*Goal:* Retype nothing except the lines below from the one with "Output the Python" through the one with "labels = [m", exactly, with images left out.

*Records to process:*
— START —
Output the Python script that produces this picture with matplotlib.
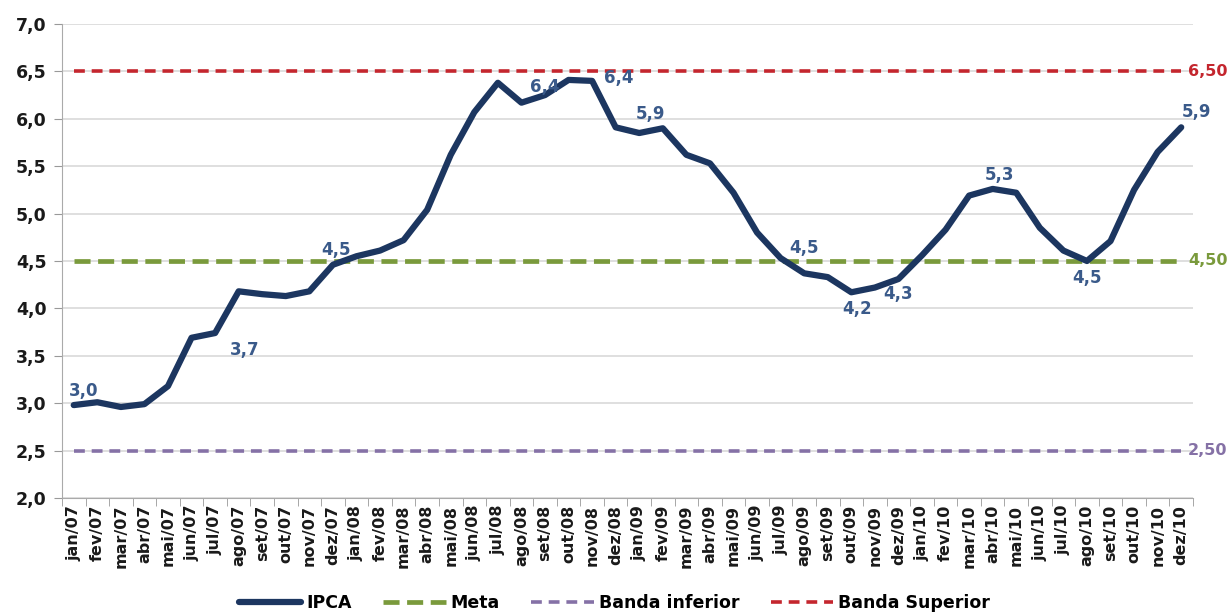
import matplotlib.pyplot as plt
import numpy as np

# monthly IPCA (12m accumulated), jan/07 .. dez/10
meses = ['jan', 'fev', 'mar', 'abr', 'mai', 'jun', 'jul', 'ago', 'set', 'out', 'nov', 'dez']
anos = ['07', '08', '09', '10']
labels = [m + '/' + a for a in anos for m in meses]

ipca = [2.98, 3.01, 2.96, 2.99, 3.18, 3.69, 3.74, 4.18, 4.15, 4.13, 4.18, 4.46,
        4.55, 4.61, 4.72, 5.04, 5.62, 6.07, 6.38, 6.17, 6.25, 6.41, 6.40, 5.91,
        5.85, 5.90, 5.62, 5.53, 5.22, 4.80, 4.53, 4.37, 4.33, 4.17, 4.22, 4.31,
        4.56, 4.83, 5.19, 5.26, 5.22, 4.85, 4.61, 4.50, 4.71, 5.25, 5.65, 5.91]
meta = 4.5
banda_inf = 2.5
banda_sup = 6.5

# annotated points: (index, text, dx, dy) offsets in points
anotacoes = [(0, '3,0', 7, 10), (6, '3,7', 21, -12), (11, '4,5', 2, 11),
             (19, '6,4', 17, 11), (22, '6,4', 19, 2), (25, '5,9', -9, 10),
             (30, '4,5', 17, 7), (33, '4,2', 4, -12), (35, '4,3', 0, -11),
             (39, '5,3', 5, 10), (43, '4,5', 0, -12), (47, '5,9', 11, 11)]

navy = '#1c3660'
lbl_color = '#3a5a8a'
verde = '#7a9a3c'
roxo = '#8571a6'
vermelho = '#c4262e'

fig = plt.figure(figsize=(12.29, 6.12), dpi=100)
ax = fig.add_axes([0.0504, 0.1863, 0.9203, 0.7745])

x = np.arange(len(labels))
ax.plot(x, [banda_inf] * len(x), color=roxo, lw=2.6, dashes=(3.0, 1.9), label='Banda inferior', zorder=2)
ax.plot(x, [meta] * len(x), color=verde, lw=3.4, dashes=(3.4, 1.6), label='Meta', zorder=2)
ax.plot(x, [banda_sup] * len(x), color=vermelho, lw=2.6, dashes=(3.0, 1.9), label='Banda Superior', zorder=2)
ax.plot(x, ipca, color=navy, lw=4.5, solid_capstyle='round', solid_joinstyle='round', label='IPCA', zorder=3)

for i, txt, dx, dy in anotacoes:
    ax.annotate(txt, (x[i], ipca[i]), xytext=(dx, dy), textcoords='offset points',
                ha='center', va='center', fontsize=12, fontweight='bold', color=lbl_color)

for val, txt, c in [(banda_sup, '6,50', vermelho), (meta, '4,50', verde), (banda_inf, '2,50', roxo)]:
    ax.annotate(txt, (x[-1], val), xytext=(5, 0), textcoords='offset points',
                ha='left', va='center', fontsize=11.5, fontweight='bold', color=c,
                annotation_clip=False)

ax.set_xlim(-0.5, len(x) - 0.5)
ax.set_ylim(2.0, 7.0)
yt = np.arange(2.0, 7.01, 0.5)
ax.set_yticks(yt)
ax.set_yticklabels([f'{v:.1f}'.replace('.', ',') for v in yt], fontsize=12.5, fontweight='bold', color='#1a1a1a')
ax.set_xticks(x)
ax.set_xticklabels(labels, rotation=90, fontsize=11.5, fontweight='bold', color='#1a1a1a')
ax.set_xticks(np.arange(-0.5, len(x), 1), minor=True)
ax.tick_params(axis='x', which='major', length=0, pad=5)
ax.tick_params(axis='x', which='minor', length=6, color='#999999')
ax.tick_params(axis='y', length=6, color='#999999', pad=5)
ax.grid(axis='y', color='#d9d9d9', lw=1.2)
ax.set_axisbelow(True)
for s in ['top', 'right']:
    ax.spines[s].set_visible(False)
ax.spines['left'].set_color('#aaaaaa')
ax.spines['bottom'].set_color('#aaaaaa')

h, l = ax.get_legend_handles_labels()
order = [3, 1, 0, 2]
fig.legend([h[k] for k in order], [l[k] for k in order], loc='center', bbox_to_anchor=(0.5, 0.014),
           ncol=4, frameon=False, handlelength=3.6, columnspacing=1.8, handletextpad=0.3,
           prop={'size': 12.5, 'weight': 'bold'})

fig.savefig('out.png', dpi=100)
— END —
— START —
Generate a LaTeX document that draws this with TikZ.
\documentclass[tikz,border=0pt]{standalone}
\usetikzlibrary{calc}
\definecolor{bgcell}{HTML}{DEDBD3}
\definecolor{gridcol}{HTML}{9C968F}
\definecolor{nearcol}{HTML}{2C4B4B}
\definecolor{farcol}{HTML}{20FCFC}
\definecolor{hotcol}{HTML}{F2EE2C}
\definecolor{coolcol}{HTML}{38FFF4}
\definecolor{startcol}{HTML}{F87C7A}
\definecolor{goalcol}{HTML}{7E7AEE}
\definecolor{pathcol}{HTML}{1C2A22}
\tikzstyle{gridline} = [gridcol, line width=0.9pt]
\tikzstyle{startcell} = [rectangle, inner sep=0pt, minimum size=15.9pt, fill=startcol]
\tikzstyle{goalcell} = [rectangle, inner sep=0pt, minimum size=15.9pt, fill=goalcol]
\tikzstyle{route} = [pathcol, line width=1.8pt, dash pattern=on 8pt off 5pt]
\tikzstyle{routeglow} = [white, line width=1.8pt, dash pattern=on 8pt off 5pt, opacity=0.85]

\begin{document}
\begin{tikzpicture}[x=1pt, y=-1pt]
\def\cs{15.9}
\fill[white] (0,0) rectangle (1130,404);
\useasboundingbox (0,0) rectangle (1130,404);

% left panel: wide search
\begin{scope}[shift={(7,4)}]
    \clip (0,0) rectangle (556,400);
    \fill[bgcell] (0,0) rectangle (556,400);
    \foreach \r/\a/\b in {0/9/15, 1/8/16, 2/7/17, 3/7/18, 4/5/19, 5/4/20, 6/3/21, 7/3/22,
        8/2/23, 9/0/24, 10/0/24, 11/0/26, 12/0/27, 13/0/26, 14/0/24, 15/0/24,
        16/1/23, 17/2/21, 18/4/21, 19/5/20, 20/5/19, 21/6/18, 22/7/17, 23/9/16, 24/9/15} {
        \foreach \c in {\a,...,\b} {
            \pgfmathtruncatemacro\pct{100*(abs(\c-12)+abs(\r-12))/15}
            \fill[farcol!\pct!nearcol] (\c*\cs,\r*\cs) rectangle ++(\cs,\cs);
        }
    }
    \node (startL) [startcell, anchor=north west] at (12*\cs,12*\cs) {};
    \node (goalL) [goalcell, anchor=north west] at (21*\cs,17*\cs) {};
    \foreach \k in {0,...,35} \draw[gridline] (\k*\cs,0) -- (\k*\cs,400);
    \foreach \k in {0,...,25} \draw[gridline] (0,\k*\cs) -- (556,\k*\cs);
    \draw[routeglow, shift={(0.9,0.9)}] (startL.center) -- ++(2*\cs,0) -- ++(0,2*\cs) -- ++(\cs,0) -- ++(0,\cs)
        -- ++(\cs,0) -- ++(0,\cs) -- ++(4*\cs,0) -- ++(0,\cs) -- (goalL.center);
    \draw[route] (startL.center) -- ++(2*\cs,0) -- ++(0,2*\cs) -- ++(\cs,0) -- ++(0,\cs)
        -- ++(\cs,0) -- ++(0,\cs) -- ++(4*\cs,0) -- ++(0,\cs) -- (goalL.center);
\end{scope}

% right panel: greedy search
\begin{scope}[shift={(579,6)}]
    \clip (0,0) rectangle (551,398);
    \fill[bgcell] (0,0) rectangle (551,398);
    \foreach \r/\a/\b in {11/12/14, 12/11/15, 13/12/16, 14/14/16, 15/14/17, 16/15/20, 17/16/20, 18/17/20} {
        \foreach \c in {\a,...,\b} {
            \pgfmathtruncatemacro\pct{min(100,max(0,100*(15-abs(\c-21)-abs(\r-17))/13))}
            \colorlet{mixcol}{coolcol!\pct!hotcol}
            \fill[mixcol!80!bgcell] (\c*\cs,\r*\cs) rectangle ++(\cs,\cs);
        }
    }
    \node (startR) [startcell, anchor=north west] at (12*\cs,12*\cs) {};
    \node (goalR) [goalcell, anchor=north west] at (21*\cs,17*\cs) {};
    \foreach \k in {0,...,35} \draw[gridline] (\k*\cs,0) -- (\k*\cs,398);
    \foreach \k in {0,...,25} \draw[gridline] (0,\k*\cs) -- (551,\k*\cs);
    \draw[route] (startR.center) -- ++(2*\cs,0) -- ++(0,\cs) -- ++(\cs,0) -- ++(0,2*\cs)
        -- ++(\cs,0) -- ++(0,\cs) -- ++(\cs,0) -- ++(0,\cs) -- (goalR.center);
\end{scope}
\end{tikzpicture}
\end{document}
— END —
— START —
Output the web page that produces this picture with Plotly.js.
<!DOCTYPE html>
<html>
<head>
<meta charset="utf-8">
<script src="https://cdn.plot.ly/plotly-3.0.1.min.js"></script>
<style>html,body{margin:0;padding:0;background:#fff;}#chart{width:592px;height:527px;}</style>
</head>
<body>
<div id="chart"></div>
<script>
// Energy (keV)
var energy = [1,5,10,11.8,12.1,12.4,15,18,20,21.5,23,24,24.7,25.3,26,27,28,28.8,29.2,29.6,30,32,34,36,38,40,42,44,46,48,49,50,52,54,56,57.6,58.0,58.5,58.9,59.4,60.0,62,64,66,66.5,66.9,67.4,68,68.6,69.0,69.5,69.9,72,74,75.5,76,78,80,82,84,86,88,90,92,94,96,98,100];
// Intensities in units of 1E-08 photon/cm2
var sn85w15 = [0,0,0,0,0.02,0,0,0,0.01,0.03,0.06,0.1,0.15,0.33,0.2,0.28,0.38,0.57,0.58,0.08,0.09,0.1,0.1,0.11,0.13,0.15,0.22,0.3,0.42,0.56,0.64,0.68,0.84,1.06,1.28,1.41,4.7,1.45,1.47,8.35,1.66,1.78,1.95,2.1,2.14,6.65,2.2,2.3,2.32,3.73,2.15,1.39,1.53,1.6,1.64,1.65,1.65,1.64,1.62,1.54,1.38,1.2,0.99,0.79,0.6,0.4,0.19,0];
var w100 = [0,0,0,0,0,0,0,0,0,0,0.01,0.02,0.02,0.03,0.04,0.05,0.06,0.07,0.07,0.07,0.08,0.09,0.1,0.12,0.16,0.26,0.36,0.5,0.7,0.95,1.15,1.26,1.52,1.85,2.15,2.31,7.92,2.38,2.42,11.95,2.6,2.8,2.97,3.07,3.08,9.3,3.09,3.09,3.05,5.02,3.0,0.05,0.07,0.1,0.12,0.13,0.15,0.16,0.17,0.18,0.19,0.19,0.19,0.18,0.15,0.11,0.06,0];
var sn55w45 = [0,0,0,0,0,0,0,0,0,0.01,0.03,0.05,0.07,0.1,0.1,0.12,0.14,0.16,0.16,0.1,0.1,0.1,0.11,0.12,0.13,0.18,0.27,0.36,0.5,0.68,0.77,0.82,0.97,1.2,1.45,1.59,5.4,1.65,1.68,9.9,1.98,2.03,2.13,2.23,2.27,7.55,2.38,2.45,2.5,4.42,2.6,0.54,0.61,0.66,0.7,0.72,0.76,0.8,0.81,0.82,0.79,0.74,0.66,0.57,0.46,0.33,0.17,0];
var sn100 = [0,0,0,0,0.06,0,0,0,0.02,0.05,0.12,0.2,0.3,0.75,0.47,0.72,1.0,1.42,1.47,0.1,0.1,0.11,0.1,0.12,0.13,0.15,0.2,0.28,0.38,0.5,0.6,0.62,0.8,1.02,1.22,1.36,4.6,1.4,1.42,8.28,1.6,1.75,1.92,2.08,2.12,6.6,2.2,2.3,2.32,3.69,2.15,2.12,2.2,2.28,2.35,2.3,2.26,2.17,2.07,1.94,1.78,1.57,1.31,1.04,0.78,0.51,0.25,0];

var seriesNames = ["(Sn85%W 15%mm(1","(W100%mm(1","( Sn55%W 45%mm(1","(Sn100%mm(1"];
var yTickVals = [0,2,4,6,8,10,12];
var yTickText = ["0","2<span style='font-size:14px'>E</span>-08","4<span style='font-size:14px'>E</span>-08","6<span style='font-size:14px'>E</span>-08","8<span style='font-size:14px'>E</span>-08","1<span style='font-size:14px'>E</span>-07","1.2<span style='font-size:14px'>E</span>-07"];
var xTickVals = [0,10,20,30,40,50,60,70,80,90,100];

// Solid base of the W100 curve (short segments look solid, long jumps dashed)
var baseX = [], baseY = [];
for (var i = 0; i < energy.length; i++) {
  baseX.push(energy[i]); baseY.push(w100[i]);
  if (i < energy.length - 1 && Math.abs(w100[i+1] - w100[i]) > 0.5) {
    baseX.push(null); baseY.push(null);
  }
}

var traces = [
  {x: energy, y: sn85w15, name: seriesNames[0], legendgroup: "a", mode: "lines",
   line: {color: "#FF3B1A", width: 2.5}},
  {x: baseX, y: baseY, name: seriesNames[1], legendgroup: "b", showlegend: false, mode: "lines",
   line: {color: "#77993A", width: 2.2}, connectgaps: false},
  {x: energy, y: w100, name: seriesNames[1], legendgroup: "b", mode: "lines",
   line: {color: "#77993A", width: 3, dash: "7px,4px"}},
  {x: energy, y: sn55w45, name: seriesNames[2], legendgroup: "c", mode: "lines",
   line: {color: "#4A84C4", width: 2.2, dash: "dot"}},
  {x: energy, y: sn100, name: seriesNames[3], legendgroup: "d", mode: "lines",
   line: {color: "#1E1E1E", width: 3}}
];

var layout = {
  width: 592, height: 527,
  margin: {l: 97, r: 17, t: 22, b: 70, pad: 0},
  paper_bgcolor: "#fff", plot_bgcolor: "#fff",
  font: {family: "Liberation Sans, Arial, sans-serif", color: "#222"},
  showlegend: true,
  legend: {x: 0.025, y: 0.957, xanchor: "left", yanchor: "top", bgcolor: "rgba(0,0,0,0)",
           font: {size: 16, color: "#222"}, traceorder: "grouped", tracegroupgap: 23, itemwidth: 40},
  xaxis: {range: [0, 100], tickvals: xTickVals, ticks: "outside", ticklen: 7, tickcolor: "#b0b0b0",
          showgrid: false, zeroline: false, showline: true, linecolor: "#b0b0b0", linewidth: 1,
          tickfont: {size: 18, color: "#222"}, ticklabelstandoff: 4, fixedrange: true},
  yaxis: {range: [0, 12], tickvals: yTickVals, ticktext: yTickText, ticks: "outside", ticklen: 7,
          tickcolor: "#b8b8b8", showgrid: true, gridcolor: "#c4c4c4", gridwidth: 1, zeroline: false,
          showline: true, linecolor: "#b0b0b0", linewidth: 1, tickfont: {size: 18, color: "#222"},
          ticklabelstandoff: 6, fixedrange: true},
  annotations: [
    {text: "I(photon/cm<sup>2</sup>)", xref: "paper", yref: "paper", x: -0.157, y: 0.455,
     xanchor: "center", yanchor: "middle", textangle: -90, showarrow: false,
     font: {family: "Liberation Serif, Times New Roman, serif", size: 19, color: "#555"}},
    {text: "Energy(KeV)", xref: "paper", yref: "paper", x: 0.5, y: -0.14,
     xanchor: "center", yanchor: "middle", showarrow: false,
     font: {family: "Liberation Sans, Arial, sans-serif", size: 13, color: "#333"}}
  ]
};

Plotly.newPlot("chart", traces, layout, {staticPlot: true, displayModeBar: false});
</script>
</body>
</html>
— END —
*Result for this exercise:*
Output the Python script that produces this picture with matplotlib.
import matplotlib.pyplot as plt
import numpy as np

# monthly IPCA (12m accumulated), jan/07 .. dez/10
meses = ['jan', 'fev', 'mar', 'abr', 'mai', 'jun', 'jul', 'ago', 'set', 'out', 'nov', 'dez']
anos = ['07', '08', '09', '10']
labels = [m + '/' + a for a in anos for m in meses]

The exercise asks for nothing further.